Despite the unparalleled international consensus, the efforts to create a universal definition for the UN Draft Comprehensive Convention were fraught with the same divisions that impeded prior efforts. The Convention includes an informal definition: “unlawful and intentionally causing (a) death or serious bodily injury to any person; (b) serious damage to public and private property, including a State or government facility; or (c) other such damage where it is likely to result in major economic loss” provided that “the purpose of the conduct, by its nature or context, is to intimidate a population or to compel a Government or an international organization to do or abstain from doing any act.”[23] Even so, this definition has been criticized for its “breadth and vagueness of terms,”[24] as well as its potential application to NLMs.[25]
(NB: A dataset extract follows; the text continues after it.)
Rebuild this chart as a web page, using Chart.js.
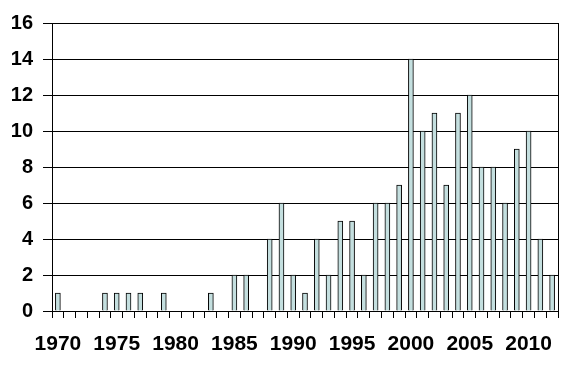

B. Customary Elements of Terrorism


Nevertheless, while there is no State consensus on a universal definition of terrorism, various international legal documents have addressed specific types of terrorism or created general legal tools that can be used to address conduct that would commonly be classified as “acts of terrorism.”[26] Further, in 2011, the Appeal Chamber decision of the Special Tribunal for Lebanon (“STL”)[27] controversially concluded that there is, in fact, a definition of terrorism under customary international law.[28] However, scholars and legal experts widely disagree with this conclusion.[29]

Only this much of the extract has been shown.